La primera vez que se utilizó el término “progresista” en lengua inglesa fue en el XIX. Raymond Williams destaca en Keywords (1976) que su irrupción no deja de ser problemática, ya que fue utilizado para dirimir posiciones entre progresistas y conservadores tanto como en un debate de corte teológico al promediar el siglo. Desde entonces las derivaciones que incorporó el término hicieron que en nuestra contemporaneidad, sostiene Williams, terminara siendo menos descriptivo que persuasivo: “Es significativo que hoy día casi todas las tendencias políticas prefieran se calificadas de progresistas.” Acaso por eso llame doblemente la atención que el anuncio de la próxima publicación de Diccionario de ideas para el progreso sea presentado por el diario La Nación (21-10-2011) con el título: Elaboran un diccionario ´progre´. Doblemente, porque el término “diccionario” sólo cobra sentido en el título del volumen donde lo “progre” no tiene lugar. Y también porque el uso de ese vocablo tiene una connotación irónica que permite, a su vez, una doble lectura: o el diario centenario se pronuncia en desacuerdo con “las ideas para el progreso”, o ha producido un radical giro a la izquierda donde el apelativo de “progre” suele ser entendido como “medias tintas”.
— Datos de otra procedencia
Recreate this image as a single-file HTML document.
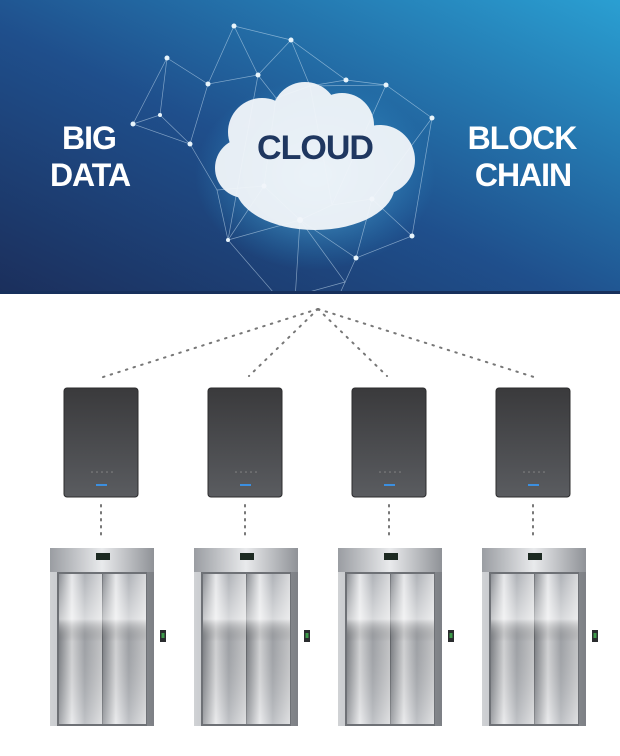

Las palabras no descansan, se resisten a acomodarse, siempre sobresalen por los costados donde se las pretende esconder. Lo sabe cada uno en singular, en plural, y también en los que unos se proponen para hablar por todos. Las palabras no aceptan la sinonimia, pueden acatarla, pero, mientras tanto, resisten. Sin duda que puede haber coincidencias, aunque en muchos casos la coincidencia es el nombre en el que se recuesta lo obvio. Algunos dirán que es lo que ocurre, tal vez, cuando el ex vicepresidente estadounidense Al Gore y el ex presidente español Felipe González coinciden en el mismo argumento para definir qué podría entenderse por crisis: en la cultura china el ideograma para escribir “crisis” es el mismo que para referirse a “oportunidad”. Toda coincidencia debería pasar primero la prueba de la obviedad, y aún así jamás conformarse con tan poco.